Weihnachten ist eben nicht der Rest christlichen Bewusstseins, sondern eine im besten Fall leere, wenn nicht götzendienerische Hülle, die Menschen vom wahren Christentum ablenkt, was nichts mit äußeren Dingen wie Baum, Kirche, Kleidung etc. zu tun hat, sondern mit einer inneren Bekehrung, einem inneren Glauben, einer inneren Kraft. Es ist das Einladen zu einem „Fest“, bei dem Emotionen geweckt werden, leider aber nicht ein Appell an das Gewissen der Menschen zur Umkehr. Ist man mit dem Ablehnen eines solchen „Fests“ wirklich extrem und gesetzlich?

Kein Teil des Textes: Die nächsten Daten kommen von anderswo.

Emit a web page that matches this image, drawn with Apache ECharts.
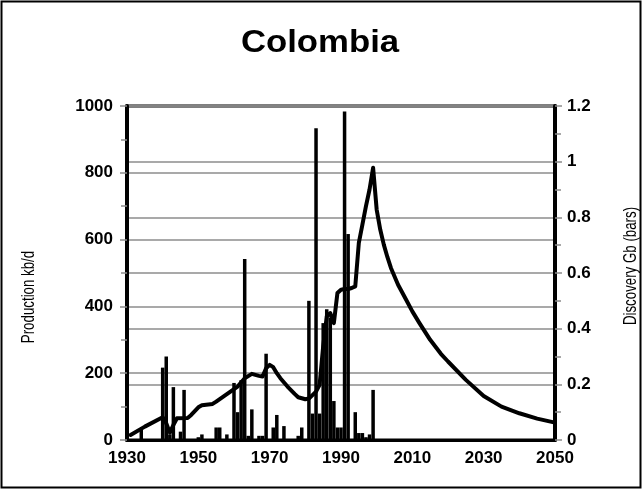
<!DOCTYPE html>
<html>
<head>
<meta charset="utf-8">
<script src="https://cdn.jsdelivr.net/npm/echarts@6/dist/echarts.min.js"></script>
<style>
html,body{margin:0;padding:0;background:#fff;}
#chart{width:643px;height:490px;}
</style>
</head>
<body>
<div id="chart"></div>
<script>
// ---- data ----
const xTicks = [1930, 1950, 1970, 1990, 2010, 2030, 2050];

const discYears  = [1934, 1940, 1941, 1942, 1943, 1945, 1946, 1950, 1951, 1955, 1956, 1958,
                    1960, 1961, 1962, 1963, 1964, 1965, 1967, 1968, 1969, 1971, 1972, 1974,
                    1978, 1979, 1981, 1982, 1983, 1984, 1985, 1986, 1987, 1988, 1989, 1990,
                    1991, 1992, 1994, 1995, 1996, 1997, 1998, 1999];
const discValues = [0.04, 0.26, 0.30, 0.02, 0.19, 0.03, 0.18, 0.01, 0.02, 0.045, 0.045, 0.02,
                    0.205, 0.10, 0.215, 0.65, 0.015, 0.11, 0.015, 0.015, 0.31, 0.045, 0.09, 0.05,
                    0.015, 0.045, 0.50, 0.095, 1.12, 0.095, 0.42, 0.47, 0.44, 0.14, 0.045, 0.045,
                    1.18, 0.74, 0.10, 0.025, 0.025, 0.01, 0.02, 0.18];

const prodYears  = [1931, 1935, 1940, 1941, 1942, 1943, 1944, 1947, 1948, 1950, 1951, 1954,
                    1955, 1957, 1959, 1961, 1963, 1965, 1967, 1968, 1969, 1970, 1971, 1972,
                    1973, 1975, 1977, 1978, 1980, 1981, 1983, 1984, 1985, 1986, 1987, 1988,
                    1989, 1990, 1991, 1992, 1993, 1994, 1995, 1996, 1997, 1998, 1999, 2000,
                    2001, 2002, 2003, 2004, 2006, 2008, 2010, 2012, 2015, 2018, 2020, 2025,
                    2030, 2035, 2040, 2045, 2050];
const prodValues = [15, 40, 68, 50, 22, 45, 65, 66, 75, 98, 104, 108,
                    115, 130, 145, 160, 185, 198, 192, 190, 215, 225, 218, 200,
                    185, 160, 138, 128, 122, 124, 145, 165, 280, 370, 380, 350,
                    440, 450, 452, 452, 455, 460, 590, 645, 700, 750, 815, 690,
                    630, 585, 548, 515, 465, 425, 385, 350, 300, 258, 235, 180,
                    132, 100, 80, 64, 52];

// ---- chart ----
const discData = discYears.map((y, i) => [y, discValues[i]]);
const prodData = prodYears.map((y, i) => [y, prodValues[i]]);

const FONT = '"Liberation Sans", Arial, sans-serif';
const GRID_GREY = '#8c8c8c';

const chart = echarts.init(document.getElementById('chart'), null, {renderer: 'canvas'});
chart.setOption({
  animation: false,
  backgroundColor: '#fff',
  graphic: [
    {type: 'rect', shape: {x: 1.5, y: 1.5, width: 639, height: 486},
     style: {fill: 'none', stroke: '#000', lineWidth: 2}, silent: true},
    {type: 'text', x: 320, y: 43, scaleX: 1.12,
     style: {text: 'Colombia', fontFamily: FONT, fontSize: 31, fontWeight: 'bold', fill: '#000',
             align: 'center', verticalAlign: 'middle'}},
    {type: 'text', x: 29, y: 297, rotation: Math.PI / 2, scaleX: 0.7,
     style: {text: 'Production kb/d', fontFamily: FONT, fontSize: 19, fill: '#000',
             align: 'center', verticalAlign: 'middle'}},
    {type: 'text', x: 631, y: 266, rotation: Math.PI / 2, scaleX: 0.7,
     style: {text: 'Discovery Gb (bars)', fontFamily: FONT, fontSize: 19, fill: '#000',
             align: 'center', verticalAlign: 'middle'}}
  ],
  grid: {left: 127, right: 88, top: 106, bottom: 50, show: true,
         borderColor: '#000', borderWidth: 3, backgroundColor: 'transparent'},
  xAxis: {
    type: 'value', min: xTicks[0], max: xTicks[xTicks.length - 1], interval: 20,
    axisLine: {show: true, lineStyle: {color: '#000', width: 3}},
    axisTick: {show: false},
    splitLine: {show: false},
    axisLabel: {fontFamily: FONT, fontSize: 17, fontWeight: 'bold', color: '#000', margin: 10,
                formatter: v => String(v)}
  },
  yAxis: [
    {
      type: 'value', min: 0, max: 1000, interval: 200, position: 'left',
      axisLine: {show: true, lineStyle: {color: '#000', width: 4}},
      axisTick: {show: true, length: 7, lineStyle: {color: GRID_GREY, width: 1.5}},
      minorTick: {show: true, splitNumber: 2, length: 6, lineStyle: {color: GRID_GREY, width: 1.5}},
      splitLine: {show: true, lineStyle: {color: GRID_GREY, width: 1.5}},
      axisLabel: {fontFamily: FONT, fontSize: 17, fontWeight: 'bold', color: '#000', margin: 14,
                  formatter: v => String(v)}
    },
    {
      type: 'value', min: 0, max: 1.2, interval: 0.2, position: 'right',
      axisLine: {show: true, lineStyle: {color: '#000', width: 4}},
      axisTick: {show: true, length: 7, lineStyle: {color: GRID_GREY, width: 1.5}},
      minorTick: {show: true, splitNumber: 2, length: 6, lineStyle: {color: GRID_GREY, width: 1.5}},
      splitLine: {show: true, lineStyle: {color: GRID_GREY, width: 1.5}},
      axisLabel: {fontFamily: FONT, fontSize: 17, fontWeight: 'bold', color: '#000', margin: 12,
                  formatter: v => String(Math.round(v * 10) / 10)}
    }
  ],
  series: [
    {
      name: 'Discovery', type: 'bar', yAxisIndex: 1, data: discData,
      barWidth: 3.5, itemStyle: {color: '#000'}, z: 2
    },
    {
      name: 'Production', type: 'line', yAxisIndex: 0, data: prodData,
      showSymbol: false, symbol: 'none', smooth: false,
      lineStyle: {color: '#000', width: 4, join: 'round', cap: 'round'}, z: 3
    }
  ]
});
</script>
</body>
</html>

Ich will anders sein als die Welt, auch als die gleichgültige Christenheit, auch als diejenigen, die sich als Gläubige mit der Welt einsmachen. Nicht, weil ich besser wäre, das bin ich nämlich in keiner Weise. Und bestimmt nicht dadurch, dass ich eine Form bewahre oder ablehne um der Form willen. Sondern weil ich nicht zulassen kann, dass mein Retter hier in einer Weise behandelt wird, die Er nicht will und die mit dem Christus der Bibel nichts zu tun hat. Es gibt nichts, was für mich mit der Person meines Herrn vergleichbar ist. Daher lesen wir im zweiten Johannesbrief, dass an keiner anderen Stelle so scharf geurteilt wird wie bei der Person Christi und der Lehre des Christus. Das macht mich auch bei dem Weihnachtsfest so argwöhnisch.